Among the entries that follow, locate the line with "Give me the" and the line with "-1.35], [0.03, -0.68]];". Output those lines and all lines in between, exactly, minus the pictures.

---------------

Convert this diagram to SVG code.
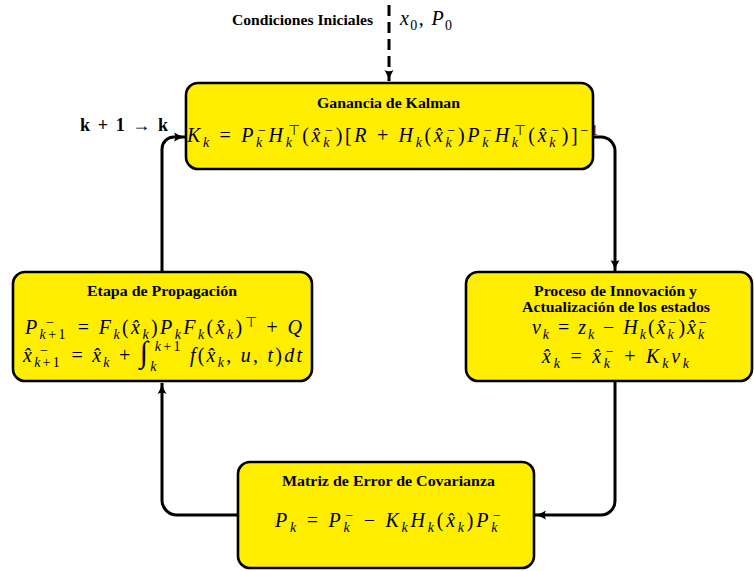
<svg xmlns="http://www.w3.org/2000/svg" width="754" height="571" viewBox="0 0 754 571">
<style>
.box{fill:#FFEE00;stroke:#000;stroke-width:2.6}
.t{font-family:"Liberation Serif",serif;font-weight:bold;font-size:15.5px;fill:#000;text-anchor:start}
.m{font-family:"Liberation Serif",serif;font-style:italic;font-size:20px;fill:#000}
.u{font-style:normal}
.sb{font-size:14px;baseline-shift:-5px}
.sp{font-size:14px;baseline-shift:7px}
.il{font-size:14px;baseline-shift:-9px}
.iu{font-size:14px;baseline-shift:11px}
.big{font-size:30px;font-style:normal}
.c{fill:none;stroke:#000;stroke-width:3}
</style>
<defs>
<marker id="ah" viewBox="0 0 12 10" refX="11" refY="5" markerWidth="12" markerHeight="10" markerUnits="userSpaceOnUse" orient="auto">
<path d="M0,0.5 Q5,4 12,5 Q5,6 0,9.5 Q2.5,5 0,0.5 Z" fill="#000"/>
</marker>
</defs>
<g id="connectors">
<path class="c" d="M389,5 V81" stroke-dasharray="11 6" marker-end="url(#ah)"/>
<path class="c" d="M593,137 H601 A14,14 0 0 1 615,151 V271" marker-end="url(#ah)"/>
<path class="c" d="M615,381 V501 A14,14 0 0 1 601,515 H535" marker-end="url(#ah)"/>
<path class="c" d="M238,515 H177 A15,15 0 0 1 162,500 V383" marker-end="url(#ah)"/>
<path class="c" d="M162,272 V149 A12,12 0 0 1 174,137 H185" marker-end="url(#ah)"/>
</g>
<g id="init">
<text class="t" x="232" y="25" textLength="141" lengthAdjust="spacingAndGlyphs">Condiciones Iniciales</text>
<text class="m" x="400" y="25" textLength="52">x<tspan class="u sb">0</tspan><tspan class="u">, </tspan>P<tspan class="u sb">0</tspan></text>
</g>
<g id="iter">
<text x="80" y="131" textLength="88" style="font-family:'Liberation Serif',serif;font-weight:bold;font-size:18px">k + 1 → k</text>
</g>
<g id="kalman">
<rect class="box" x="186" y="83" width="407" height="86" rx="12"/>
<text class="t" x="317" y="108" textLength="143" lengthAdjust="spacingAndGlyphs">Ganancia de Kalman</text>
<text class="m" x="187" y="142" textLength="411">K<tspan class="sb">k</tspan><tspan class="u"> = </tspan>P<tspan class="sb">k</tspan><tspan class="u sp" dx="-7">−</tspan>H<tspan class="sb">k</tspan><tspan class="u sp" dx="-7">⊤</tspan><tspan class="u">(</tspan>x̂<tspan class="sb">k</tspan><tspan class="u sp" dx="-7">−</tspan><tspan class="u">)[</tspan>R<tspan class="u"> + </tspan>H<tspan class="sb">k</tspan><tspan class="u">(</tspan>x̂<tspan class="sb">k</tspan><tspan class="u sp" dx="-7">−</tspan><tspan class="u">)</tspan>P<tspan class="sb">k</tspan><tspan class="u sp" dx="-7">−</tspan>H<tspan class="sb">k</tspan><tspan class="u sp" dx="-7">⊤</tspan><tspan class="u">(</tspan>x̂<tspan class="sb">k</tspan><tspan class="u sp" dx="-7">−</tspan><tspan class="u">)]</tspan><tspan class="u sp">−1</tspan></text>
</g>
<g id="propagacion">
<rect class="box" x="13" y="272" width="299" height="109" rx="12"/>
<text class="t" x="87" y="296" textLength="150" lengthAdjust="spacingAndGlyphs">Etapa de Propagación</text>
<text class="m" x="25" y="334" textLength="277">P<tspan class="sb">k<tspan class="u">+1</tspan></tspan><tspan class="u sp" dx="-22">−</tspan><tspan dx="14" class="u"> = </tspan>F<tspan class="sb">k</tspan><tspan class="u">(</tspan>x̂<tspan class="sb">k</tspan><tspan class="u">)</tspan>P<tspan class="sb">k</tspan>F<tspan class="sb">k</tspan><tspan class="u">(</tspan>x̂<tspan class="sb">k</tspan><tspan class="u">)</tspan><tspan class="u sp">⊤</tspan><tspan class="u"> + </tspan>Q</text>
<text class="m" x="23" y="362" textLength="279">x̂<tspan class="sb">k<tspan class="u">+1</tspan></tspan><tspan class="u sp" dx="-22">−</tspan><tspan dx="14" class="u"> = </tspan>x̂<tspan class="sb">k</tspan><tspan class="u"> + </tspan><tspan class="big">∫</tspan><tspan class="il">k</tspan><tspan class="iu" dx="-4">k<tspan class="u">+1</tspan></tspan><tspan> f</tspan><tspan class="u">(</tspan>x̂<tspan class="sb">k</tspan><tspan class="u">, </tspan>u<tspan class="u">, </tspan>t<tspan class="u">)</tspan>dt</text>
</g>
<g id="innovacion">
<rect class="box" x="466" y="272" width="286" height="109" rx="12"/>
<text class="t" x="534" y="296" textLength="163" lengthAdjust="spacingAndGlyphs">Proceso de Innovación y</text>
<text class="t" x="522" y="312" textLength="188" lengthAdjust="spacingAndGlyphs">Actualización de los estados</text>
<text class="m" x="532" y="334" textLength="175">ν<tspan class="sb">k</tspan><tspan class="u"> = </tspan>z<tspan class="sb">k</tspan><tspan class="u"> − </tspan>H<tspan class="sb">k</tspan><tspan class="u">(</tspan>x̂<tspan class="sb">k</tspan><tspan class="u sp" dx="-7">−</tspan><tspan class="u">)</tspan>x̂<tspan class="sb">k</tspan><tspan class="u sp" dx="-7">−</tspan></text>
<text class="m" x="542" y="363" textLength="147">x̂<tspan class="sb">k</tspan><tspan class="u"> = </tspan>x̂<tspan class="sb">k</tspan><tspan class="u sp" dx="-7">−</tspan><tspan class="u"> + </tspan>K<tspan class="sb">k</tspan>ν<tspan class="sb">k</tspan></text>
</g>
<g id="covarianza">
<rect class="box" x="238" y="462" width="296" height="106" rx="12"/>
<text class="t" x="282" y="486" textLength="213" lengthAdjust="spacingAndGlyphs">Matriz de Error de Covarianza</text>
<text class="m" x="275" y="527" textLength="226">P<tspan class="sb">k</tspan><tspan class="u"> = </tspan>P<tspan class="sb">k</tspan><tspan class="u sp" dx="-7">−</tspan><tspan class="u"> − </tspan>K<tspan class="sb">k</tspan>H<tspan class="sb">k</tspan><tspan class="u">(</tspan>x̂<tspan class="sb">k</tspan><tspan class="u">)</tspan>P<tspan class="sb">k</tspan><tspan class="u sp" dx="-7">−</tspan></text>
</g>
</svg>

---------------

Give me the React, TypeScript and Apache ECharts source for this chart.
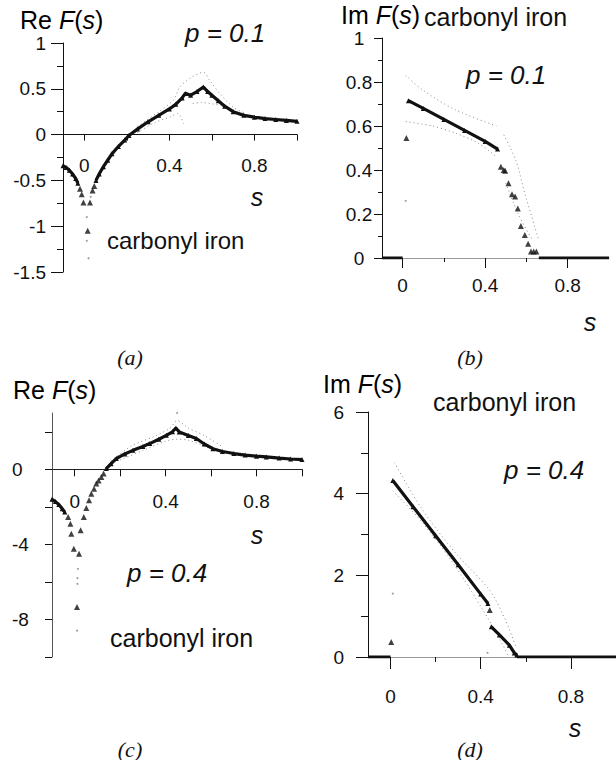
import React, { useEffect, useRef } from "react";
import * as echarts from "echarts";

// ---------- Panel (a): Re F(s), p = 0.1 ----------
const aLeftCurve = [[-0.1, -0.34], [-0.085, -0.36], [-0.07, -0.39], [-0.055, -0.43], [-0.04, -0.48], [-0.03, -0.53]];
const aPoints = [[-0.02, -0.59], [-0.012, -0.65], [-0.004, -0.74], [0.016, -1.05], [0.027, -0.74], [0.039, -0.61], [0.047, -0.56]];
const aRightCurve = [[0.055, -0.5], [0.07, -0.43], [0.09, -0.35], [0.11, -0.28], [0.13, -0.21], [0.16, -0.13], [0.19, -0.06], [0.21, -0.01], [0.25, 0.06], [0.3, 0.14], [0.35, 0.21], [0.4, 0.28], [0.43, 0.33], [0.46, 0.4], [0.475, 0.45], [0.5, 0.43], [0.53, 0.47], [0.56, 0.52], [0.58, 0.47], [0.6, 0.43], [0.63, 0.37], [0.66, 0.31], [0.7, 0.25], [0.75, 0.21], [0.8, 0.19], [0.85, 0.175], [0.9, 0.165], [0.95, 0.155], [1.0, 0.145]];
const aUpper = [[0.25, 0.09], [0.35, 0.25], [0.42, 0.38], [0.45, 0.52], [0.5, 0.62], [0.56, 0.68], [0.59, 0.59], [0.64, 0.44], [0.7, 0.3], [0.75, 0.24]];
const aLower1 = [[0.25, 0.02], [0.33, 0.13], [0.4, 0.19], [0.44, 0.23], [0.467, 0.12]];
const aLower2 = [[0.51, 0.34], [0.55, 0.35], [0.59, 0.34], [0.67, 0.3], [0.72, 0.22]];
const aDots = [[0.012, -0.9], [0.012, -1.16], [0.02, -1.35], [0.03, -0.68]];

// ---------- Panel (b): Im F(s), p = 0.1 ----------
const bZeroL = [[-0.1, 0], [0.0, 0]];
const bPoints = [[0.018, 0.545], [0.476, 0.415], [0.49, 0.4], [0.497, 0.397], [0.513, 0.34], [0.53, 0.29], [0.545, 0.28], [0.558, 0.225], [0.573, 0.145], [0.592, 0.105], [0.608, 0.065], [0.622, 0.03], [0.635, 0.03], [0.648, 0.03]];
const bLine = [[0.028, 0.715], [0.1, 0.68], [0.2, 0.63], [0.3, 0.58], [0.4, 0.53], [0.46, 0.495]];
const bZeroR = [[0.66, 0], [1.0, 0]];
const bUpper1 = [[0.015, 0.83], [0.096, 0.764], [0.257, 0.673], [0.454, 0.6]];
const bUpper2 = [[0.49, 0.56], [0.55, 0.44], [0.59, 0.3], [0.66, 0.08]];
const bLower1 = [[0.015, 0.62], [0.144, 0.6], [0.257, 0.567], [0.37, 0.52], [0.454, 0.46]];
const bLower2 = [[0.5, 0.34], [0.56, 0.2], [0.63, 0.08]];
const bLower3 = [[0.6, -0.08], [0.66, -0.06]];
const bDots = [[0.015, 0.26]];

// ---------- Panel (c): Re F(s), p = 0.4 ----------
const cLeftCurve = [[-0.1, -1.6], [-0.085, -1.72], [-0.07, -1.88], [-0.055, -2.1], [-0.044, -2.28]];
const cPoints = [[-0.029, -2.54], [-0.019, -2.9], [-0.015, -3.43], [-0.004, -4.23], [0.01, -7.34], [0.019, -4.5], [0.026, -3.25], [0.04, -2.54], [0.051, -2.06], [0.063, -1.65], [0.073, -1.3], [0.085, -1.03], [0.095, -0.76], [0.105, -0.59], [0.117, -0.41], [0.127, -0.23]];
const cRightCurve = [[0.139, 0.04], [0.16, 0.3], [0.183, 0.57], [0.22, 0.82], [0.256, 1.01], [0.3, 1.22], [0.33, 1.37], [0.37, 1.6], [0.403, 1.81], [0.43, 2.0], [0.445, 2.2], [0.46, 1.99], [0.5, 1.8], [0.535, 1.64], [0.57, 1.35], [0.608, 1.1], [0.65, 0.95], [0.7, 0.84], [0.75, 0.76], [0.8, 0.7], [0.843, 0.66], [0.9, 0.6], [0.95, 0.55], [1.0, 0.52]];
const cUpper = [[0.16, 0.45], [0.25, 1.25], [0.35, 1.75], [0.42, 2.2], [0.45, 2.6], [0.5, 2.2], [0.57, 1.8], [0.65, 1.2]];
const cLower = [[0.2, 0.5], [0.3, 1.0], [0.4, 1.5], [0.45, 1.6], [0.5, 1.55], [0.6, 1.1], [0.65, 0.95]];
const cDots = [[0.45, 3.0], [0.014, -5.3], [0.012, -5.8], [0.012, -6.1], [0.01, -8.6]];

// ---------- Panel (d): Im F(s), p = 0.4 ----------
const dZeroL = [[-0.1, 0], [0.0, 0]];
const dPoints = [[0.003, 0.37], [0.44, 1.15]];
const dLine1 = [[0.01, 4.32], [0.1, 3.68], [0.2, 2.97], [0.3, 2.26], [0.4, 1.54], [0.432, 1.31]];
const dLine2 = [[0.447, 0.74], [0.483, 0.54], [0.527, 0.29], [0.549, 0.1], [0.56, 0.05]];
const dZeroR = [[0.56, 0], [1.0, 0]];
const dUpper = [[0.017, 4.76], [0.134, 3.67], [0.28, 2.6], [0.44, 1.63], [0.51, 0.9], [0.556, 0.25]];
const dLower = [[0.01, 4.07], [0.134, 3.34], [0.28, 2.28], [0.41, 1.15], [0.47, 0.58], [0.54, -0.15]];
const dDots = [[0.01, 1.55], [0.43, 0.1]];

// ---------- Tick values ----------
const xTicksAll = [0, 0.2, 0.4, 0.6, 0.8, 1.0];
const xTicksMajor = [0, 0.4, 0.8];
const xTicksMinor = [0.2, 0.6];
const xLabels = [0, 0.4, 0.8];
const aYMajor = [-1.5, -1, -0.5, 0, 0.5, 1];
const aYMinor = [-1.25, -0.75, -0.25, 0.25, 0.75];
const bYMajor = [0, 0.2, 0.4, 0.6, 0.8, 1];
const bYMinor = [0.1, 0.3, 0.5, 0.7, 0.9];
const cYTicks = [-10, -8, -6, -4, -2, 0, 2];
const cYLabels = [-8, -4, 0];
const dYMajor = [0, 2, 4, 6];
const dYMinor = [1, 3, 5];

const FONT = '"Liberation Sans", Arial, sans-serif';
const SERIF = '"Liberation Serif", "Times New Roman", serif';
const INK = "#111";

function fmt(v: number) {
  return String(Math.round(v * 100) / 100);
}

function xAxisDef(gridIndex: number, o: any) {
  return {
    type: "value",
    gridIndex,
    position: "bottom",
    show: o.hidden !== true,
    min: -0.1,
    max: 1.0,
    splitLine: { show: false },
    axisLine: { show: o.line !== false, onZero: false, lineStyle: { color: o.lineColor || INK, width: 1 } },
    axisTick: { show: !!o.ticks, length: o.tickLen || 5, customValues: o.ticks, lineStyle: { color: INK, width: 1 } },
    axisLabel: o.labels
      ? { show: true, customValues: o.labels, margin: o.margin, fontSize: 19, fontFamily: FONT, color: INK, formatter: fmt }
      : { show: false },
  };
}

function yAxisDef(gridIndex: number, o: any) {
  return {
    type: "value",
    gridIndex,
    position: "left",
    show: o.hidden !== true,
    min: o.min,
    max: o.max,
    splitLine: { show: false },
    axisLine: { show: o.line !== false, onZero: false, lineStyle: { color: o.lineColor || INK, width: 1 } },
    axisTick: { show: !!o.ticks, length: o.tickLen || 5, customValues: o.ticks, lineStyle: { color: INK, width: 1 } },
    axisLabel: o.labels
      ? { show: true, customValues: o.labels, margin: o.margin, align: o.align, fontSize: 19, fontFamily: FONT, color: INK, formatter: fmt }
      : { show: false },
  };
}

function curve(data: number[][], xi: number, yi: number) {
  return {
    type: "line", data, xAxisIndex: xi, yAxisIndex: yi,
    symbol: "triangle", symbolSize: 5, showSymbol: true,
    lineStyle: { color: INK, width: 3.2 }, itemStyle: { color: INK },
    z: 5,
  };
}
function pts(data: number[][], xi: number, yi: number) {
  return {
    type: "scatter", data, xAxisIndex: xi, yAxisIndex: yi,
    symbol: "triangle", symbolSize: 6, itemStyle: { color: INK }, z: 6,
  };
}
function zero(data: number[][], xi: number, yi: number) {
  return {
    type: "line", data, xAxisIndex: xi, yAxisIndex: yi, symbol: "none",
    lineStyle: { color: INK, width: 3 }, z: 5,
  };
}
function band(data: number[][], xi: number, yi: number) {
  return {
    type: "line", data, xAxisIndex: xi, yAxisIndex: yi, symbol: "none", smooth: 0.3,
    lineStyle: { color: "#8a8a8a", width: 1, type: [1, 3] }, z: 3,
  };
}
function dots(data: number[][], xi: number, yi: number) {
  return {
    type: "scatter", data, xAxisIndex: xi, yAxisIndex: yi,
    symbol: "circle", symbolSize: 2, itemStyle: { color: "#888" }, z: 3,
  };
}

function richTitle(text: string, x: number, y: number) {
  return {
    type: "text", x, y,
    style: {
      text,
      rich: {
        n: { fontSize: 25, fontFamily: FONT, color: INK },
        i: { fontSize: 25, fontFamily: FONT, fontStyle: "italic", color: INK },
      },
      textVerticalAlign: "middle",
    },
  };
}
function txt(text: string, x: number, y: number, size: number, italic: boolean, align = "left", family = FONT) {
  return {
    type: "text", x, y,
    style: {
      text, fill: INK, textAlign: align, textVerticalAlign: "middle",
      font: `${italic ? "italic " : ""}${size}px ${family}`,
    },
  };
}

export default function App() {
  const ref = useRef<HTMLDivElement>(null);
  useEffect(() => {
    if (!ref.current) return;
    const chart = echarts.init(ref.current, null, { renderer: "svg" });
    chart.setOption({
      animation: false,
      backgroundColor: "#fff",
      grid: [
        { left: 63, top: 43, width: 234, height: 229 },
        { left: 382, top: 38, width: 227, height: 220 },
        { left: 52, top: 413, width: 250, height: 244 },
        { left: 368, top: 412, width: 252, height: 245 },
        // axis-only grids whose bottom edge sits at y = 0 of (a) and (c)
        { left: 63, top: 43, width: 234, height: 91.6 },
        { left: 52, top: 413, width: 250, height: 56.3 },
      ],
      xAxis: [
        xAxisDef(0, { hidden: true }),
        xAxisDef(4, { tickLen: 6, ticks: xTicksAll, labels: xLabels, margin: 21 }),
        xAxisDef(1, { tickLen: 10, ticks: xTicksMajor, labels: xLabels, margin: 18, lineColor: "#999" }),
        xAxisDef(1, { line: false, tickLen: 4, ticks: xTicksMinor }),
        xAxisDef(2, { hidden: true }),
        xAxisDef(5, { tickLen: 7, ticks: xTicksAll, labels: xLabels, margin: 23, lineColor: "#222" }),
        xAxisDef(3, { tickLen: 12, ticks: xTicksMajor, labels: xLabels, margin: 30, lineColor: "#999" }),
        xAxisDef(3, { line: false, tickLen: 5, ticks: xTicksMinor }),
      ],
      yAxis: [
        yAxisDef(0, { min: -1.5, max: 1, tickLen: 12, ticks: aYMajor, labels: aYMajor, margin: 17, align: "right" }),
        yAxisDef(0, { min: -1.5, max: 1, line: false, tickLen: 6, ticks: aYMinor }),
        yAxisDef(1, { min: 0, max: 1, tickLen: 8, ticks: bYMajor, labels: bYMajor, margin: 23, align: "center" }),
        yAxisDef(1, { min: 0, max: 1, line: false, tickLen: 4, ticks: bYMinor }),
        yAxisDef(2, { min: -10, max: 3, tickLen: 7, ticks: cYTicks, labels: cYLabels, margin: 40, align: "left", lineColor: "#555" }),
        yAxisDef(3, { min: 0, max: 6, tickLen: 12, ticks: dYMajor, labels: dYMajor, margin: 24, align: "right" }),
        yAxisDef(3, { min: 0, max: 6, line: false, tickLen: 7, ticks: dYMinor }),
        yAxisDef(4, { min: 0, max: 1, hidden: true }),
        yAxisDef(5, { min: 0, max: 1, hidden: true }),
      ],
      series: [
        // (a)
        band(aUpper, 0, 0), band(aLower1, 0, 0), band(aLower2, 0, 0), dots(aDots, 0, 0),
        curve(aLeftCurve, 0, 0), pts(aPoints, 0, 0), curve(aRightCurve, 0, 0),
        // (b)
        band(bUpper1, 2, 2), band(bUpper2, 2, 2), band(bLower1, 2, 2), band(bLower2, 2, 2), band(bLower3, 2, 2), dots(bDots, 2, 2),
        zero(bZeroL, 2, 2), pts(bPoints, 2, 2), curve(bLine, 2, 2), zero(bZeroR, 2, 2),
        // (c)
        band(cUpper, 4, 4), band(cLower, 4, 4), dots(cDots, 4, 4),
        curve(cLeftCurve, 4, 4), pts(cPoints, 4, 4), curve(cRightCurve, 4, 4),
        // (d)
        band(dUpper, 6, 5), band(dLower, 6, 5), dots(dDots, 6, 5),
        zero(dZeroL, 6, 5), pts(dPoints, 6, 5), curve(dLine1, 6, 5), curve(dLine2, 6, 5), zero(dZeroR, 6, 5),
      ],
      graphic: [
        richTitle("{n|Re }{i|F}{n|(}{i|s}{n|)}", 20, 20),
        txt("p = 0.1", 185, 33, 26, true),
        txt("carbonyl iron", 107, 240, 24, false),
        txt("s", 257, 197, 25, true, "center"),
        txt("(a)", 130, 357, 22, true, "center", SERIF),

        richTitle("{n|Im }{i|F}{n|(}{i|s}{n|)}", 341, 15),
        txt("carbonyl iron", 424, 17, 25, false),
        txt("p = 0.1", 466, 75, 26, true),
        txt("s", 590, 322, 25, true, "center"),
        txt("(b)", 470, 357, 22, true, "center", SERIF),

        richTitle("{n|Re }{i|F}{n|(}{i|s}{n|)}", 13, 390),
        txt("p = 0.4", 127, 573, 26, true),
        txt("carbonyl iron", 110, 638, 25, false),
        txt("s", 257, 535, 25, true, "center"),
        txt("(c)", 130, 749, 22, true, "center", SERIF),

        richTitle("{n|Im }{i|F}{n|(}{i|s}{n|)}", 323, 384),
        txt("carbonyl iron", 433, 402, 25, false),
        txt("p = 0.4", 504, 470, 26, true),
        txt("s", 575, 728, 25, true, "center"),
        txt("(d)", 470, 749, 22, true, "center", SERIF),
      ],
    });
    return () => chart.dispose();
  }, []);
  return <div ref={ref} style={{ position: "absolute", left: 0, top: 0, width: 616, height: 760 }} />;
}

---------------

• ANSWER TO THE EXERCISE:
Give me the React, TypeScript and Apache ECharts source for this chart.
import React, { useEffect, useRef } from "react";
import * as echarts from "echarts";

// ---------- Panel (a): Re F(s), p = 0.1 ----------
const aLeftCurve = [[-0.1, -0.34], [-0.085, -0.36], [-0.07, -0.39], [-0.055, -0.43], [-0.04, -0.48], [-0.03, -0.53]];
const aPoints = [[-0.02, -0.59], [-0.012, -0.65], [-0.004, -0.74], [0.016, -1.05], [0.027, -0.74], [0.039, -0.61], [0.047, -0.56]];
const aRightCurve = [[0.055, -0.5], [0.07, -0.43], [0.09, -0.35], [0.11, -0.28], [0.13, -0.21], [0.16, -0.13], [0.19, -0.06], [0.21, -0.01], [0.25, 0.06], [0.3, 0.14], [0.35, 0.21], [0.4, 0.28], [0.43, 0.33], [0.46, 0.4], [0.475, 0.45], [0.5, 0.43], [0.53, 0.47], [0.56, 0.52], [0.58, 0.47], [0.6, 0.43], [0.63, 0.37], [0.66, 0.31], [0.7, 0.25], [0.75, 0.21], [0.8, 0.19], [0.85, 0.175], [0.9, 0.165], [0.95, 0.155], [1.0, 0.145]];
const aUpper = [[0.25, 0.09], [0.35, 0.25], [0.42, 0.38], [0.45, 0.52], [0.5, 0.62], [0.56, 0.68], [0.59, 0.59], [0.64, 0.44], [0.7, 0.3], [0.75, 0.24]];
const aLower1 = [[0.25, 0.02], [0.33, 0.13], [0.4, 0.19], [0.44, 0.23], [0.467, 0.12]];
const aLower2 = [[0.51, 0.34], [0.55, 0.35], [0.59, 0.34], [0.67, 0.3], [0.72, 0.22]];
const aDots = [[0.012, -0.9], [0.012, -1.16], [0.02, -1.35], [0.03, -0.68]];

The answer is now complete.